TASK TO CARRY OUT
Give only the number of lines in the listing below where the string "that" occurs.

EXERCISE MATERIAL
= = =

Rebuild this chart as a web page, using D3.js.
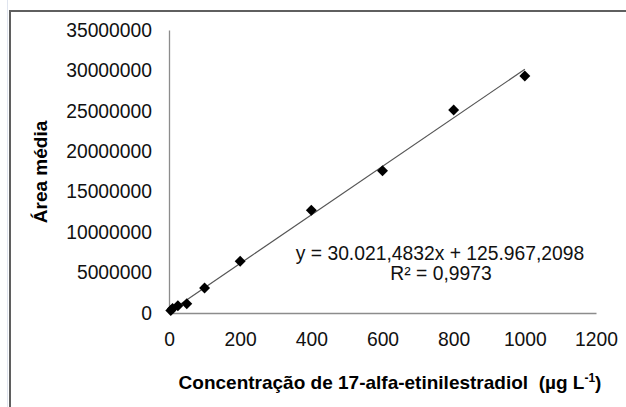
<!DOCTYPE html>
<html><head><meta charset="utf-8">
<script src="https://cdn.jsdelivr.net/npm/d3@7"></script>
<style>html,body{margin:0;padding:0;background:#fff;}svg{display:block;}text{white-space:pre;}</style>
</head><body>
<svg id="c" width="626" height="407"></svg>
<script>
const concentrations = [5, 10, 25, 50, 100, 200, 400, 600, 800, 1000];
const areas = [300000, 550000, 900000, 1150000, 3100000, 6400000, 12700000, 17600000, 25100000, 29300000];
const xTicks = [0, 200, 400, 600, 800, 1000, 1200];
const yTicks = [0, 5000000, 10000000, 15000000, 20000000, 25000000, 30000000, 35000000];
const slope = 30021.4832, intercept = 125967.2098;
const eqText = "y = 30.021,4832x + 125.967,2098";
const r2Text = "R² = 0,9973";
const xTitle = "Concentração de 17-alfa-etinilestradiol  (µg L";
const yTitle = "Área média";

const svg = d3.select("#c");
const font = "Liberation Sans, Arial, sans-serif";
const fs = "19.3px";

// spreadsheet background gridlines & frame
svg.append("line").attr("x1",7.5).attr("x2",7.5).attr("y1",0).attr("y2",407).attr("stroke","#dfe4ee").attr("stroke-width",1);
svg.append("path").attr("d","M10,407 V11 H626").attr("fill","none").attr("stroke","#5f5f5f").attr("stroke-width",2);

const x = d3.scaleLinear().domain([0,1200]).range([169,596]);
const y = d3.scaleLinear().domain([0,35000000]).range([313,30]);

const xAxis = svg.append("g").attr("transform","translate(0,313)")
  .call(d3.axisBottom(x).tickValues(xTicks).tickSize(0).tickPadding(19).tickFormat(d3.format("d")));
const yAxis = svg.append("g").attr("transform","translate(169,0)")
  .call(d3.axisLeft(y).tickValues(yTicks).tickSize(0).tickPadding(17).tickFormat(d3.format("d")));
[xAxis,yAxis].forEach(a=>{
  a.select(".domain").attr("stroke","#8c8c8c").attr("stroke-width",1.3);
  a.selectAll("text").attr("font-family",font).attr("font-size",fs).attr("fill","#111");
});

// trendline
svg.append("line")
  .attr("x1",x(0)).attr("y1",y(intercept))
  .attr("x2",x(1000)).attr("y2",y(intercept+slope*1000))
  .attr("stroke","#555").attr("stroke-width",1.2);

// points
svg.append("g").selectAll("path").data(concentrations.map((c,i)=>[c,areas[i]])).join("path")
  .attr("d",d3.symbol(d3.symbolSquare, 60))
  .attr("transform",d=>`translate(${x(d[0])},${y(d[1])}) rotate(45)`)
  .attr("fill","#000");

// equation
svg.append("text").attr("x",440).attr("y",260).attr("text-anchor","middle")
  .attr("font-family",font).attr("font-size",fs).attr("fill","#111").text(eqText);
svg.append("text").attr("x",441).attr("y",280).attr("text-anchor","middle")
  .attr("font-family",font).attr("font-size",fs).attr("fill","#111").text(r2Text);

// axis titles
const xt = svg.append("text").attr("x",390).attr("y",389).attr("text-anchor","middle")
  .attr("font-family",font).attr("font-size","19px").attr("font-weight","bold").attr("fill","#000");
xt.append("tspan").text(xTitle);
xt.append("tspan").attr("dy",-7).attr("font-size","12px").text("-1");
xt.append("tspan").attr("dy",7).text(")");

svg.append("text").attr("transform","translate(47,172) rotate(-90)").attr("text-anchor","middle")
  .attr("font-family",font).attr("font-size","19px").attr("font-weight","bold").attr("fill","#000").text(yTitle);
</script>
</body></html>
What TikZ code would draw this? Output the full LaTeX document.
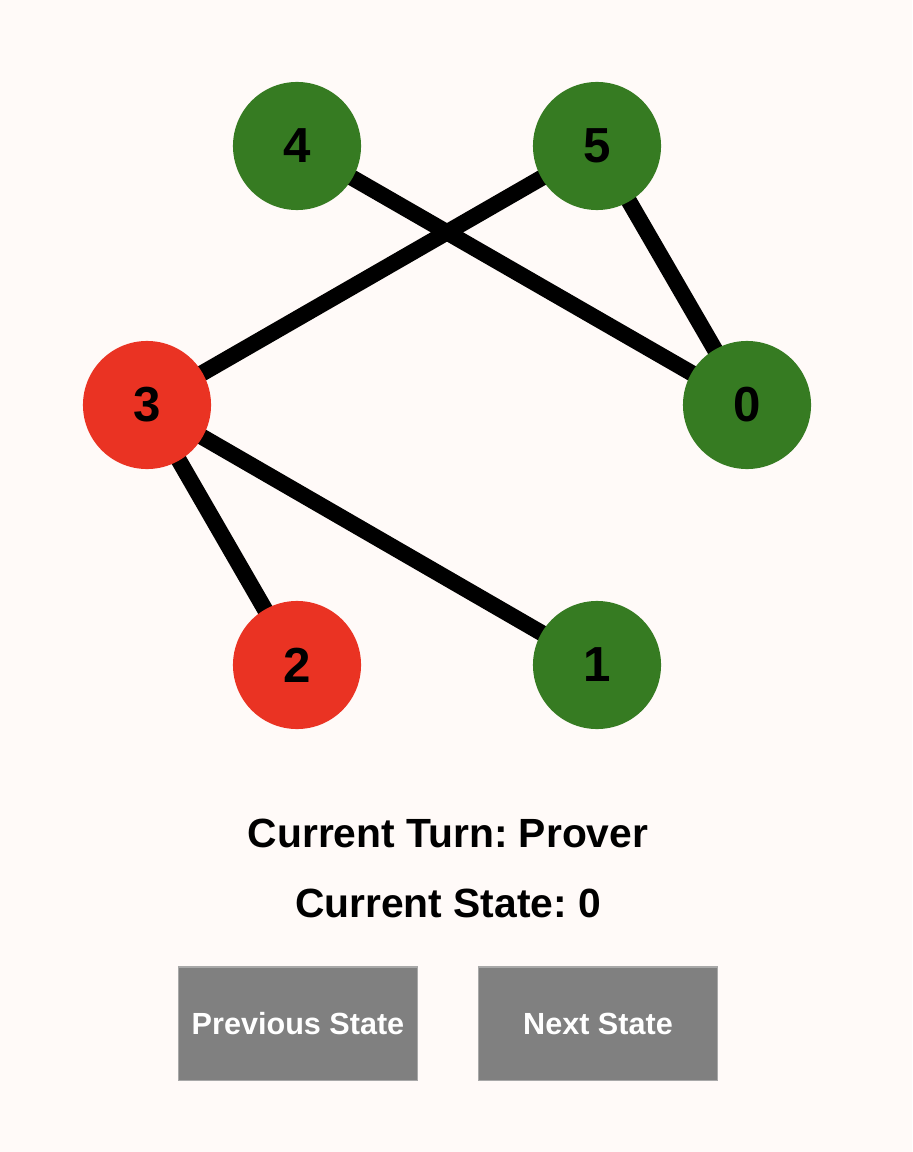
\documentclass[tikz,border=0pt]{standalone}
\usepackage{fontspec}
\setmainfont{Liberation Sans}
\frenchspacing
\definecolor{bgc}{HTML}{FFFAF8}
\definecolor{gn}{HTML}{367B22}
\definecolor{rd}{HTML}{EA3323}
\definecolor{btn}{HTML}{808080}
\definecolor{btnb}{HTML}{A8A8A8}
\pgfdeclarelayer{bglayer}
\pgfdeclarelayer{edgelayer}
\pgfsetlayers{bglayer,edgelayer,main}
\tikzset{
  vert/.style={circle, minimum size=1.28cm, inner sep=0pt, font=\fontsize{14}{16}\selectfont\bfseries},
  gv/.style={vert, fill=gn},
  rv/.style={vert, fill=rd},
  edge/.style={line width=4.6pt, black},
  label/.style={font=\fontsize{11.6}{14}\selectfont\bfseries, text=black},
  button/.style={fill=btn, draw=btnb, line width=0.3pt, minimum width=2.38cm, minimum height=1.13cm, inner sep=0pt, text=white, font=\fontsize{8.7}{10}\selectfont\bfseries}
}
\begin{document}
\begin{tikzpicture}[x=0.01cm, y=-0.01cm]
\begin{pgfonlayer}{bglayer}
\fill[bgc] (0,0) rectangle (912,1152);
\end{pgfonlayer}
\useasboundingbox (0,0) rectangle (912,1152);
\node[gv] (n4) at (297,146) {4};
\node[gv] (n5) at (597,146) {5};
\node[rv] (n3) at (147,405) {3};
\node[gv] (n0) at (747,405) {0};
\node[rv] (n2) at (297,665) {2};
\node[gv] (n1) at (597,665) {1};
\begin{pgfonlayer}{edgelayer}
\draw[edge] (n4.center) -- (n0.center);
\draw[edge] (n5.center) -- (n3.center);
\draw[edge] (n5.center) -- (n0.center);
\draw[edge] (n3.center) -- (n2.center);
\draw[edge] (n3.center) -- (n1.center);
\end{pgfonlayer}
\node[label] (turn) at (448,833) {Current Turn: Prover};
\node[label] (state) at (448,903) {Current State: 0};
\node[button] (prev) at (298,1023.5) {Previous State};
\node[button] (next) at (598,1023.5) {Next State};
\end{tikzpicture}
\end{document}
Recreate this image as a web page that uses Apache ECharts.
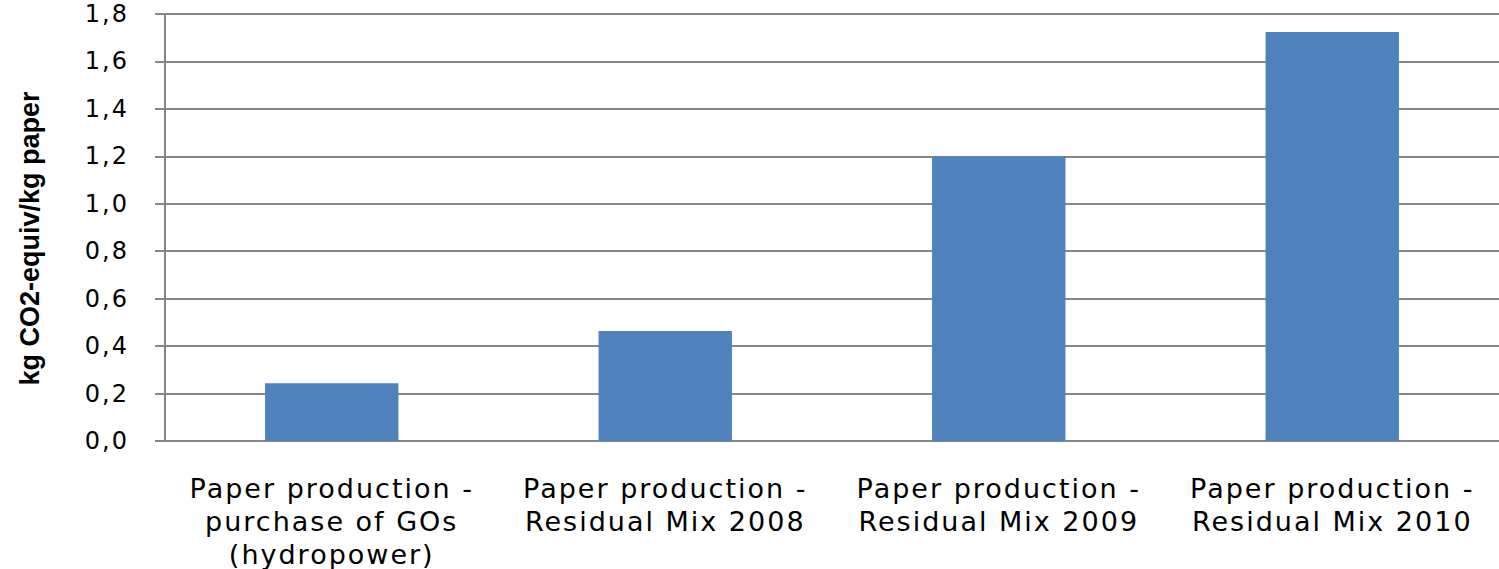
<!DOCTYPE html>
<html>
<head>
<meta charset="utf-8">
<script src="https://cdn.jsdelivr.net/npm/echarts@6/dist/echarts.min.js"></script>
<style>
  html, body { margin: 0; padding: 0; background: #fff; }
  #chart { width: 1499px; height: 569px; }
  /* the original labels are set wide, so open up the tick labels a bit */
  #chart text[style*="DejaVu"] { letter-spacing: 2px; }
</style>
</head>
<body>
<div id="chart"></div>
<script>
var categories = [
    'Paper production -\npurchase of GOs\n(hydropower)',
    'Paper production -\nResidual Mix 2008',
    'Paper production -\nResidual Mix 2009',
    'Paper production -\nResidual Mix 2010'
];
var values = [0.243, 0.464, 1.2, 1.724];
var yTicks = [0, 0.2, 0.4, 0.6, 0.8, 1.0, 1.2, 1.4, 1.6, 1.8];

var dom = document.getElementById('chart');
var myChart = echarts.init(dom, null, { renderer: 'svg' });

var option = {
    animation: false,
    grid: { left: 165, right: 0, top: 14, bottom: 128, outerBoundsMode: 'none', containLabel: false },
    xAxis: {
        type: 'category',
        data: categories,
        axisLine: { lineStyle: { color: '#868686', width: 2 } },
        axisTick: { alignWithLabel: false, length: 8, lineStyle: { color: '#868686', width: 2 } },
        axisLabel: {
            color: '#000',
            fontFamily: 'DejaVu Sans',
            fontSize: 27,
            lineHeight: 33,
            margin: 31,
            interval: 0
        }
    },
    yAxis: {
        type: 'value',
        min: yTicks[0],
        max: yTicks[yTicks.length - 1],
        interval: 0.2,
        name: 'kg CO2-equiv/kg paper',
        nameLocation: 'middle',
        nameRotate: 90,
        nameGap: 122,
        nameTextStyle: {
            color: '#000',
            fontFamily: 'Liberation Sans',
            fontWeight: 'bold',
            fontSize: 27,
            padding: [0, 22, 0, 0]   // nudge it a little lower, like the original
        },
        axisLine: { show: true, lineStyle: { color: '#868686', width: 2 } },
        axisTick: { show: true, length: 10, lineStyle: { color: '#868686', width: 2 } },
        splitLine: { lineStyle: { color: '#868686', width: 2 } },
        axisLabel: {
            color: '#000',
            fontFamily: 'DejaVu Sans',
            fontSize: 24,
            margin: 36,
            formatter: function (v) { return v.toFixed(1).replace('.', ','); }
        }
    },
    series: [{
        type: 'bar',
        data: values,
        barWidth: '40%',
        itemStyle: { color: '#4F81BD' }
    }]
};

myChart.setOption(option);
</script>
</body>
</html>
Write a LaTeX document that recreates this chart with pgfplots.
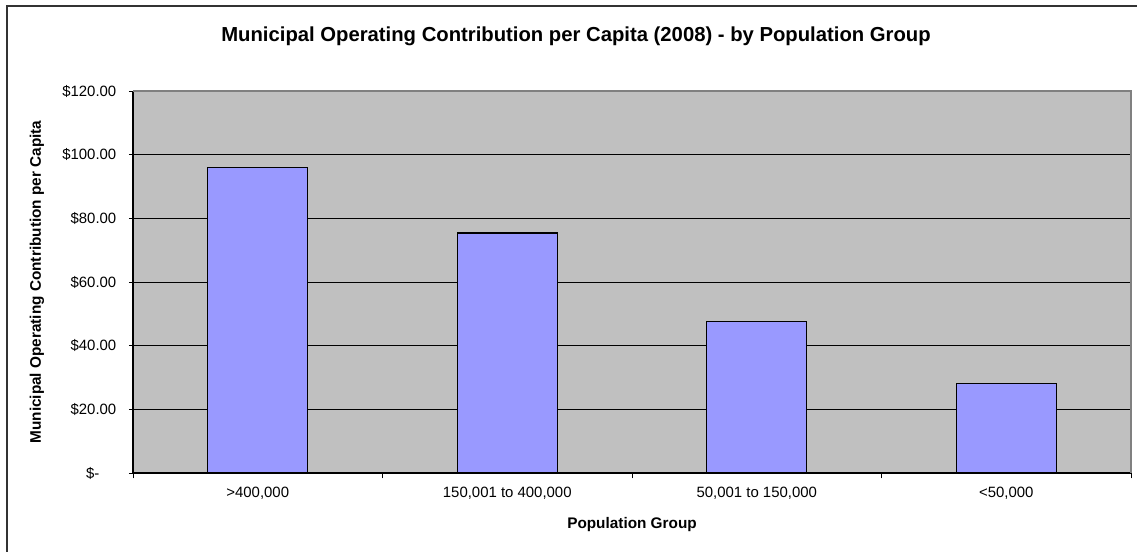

= = =

WRITTEN SOLUTION
2